**RECORDS PROVIDED**
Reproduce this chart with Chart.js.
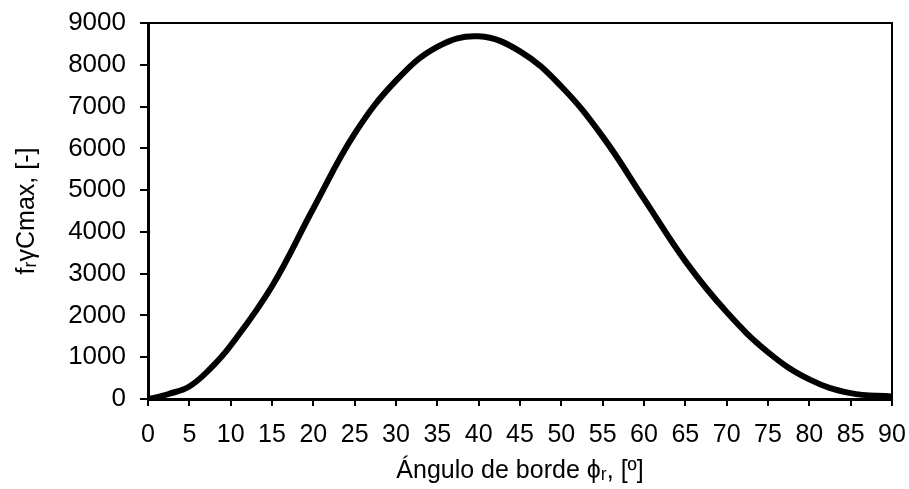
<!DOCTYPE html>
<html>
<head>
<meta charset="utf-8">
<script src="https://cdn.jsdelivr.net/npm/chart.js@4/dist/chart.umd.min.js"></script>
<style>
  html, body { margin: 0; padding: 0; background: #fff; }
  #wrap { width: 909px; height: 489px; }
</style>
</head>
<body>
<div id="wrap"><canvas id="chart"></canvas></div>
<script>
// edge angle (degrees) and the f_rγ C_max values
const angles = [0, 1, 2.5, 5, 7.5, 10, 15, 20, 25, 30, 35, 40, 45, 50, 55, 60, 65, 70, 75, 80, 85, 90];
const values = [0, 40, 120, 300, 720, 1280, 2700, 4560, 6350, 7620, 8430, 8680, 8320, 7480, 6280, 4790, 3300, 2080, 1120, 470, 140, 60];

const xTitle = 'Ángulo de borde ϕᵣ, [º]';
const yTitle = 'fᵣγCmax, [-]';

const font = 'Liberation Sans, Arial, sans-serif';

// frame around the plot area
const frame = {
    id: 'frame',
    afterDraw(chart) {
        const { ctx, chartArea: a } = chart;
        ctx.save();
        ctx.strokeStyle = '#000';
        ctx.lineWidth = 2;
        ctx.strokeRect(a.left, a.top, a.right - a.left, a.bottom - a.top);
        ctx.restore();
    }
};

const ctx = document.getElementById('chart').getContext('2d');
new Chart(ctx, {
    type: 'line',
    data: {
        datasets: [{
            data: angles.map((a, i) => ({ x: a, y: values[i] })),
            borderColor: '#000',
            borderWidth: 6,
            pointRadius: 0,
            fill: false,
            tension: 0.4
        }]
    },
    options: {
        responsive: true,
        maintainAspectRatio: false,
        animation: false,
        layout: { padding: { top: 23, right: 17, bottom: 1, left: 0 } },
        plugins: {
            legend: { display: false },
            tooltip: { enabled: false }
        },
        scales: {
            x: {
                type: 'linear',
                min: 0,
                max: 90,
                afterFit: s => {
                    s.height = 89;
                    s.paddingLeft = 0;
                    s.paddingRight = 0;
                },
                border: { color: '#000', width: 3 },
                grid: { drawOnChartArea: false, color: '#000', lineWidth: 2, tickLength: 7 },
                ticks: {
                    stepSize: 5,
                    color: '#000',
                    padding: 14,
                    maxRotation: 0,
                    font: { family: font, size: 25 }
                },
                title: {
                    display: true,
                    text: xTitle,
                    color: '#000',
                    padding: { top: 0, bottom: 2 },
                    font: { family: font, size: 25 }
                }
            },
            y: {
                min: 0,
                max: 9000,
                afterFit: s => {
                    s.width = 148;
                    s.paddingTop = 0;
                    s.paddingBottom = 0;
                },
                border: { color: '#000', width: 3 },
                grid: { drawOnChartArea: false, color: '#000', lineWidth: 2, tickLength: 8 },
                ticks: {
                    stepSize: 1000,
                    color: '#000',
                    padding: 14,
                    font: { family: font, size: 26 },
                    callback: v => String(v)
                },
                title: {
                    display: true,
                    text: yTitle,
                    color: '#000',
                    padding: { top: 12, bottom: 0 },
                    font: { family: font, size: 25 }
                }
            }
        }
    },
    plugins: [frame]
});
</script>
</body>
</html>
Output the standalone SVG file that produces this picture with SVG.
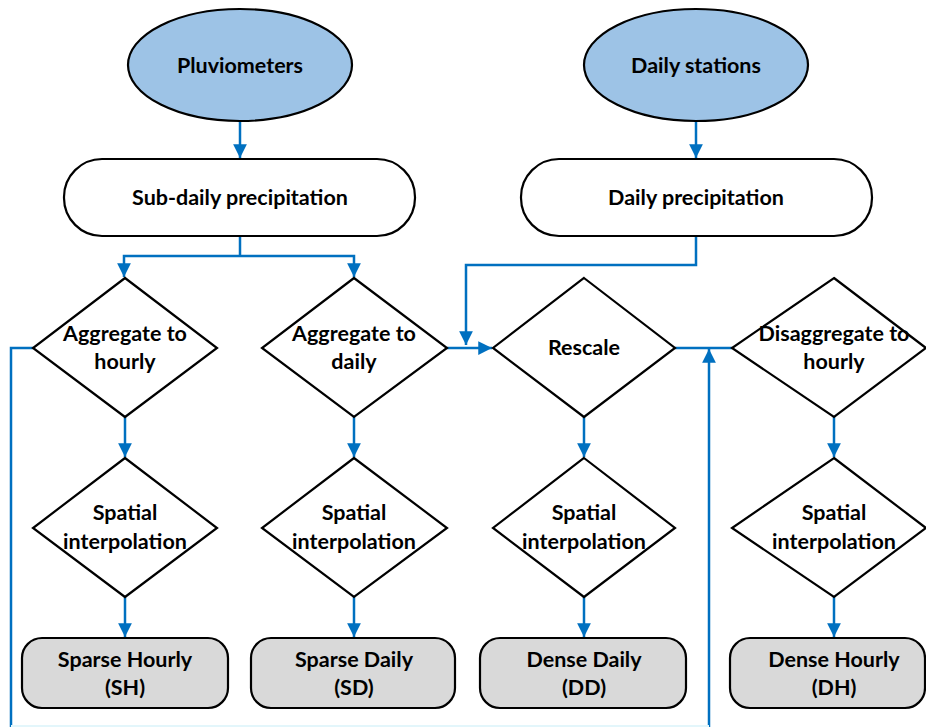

**THE TASK**
Retype every record above exactly as written, but leave out the pictures.

**SOLUTION**
Reproduce this chart with Chart.js.
<!DOCTYPE html>
<html>
<head>
<meta charset="utf-8">
<script src="https://cdn.jsdelivr.net/npm/chart.js@4/dist/chart.umd.min.js"></script>
<style>
  html, body { margin: 0; padding: 0; background: #fff; }
  #wrap { width: 909px; height: 489px; }
</style>
</head>
<body>
<div id="wrap"><canvas id="chart"></canvas></div>
<script>
// edge angle (degrees) and the f_rγ C_max values
const angles = [0, 1, 2.5, 5, 7.5, 10, 15, 20, 25, 30, 35, 40, 45, 50, 55, 60, 65, 70, 75, 80, 85, 90];
const values = [0, 40, 120, 300, 720, 1280, 2700, 4560, 6350, 7620, 8430, 8680, 8320, 7480, 6280, 4790, 3300, 2080, 1120, 470, 140, 60];

const xTitle = 'Ángulo de borde ϕᵣ, [º]';
const yTitle = 'fᵣγCmax, [-]';

const font = 'Liberation Sans, Arial, sans-serif';

// frame around the plot area
const frame = {
    id: 'frame',
    afterDraw(chart) {
        const { ctx, chartArea: a } = chart;
        ctx.save();
        ctx.strokeStyle = '#000';
        ctx.lineWidth = 2;
        ctx.strokeRect(a.left, a.top, a.right - a.left, a.bottom - a.top);
        ctx.restore();
    }
};

const ctx = document.getElementById('chart').getContext('2d');
new Chart(ctx, {
    type: 'line',
    data: {
        datasets: [{
            data: angles.map((a, i) => ({ x: a, y: values[i] })),
            borderColor: '#000',
            borderWidth: 6,
            pointRadius: 0,
            fill: false,
            tension: 0.4
        }]
    },
    options: {
        responsive: true,
        maintainAspectRatio: false,
        animation: false,
        layout: { padding: { top: 23, right: 17, bottom: 1, left: 0 } },
        plugins: {
            legend: { display: false },
            tooltip: { enabled: false }
        },
        scales: {
            x: {
                type: 'linear',
                min: 0,
                max: 90,
                afterFit: s => {
                    s.height = 89;
                    s.paddingLeft = 0;
                    s.paddingRight = 0;
                },
                border: { color: '#000', width: 3 },
                grid: { drawOnChartArea: false, color: '#000', lineWidth: 2, tickLength: 7 },
                ticks: {
                    stepSize: 5,
                    color: '#000',
                    padding: 14,
                    maxRotation: 0,
                    font: { family: font, size: 25 }
                },
                title: {
                    display: true,
                    text: xTitle,
                    color: '#000',
                    padding: { top: 0, bottom: 2 },
                    font: { family: font, size: 25 }
                }
            },
            y: {
                min: 0,
                max: 9000,
                afterFit: s => {
                    s.width = 148;
                    s.paddingTop = 0;
                    s.paddingBottom = 0;
                },
                border: { color: '#000', width: 3 },
                grid: { drawOnChartArea: false, color: '#000', lineWidth: 2, tickLength: 8 },
                ticks: {
                    stepSize: 1000,
                    color: '#000',
                    padding: 14,
                    font: { family: font, size: 26 },
                    callback: v => String(v)
                },
                title: {
                    display: true,
                    text: yTitle,
                    color: '#000',
                    padding: { top: 12, bottom: 0 },
                    font: { family: font, size: 25 }
                }
            }
        }
    },
    plugins: [frame]
});
</script>
</body>
</html>
Output the standalone SVG file that produces this picture with SVG.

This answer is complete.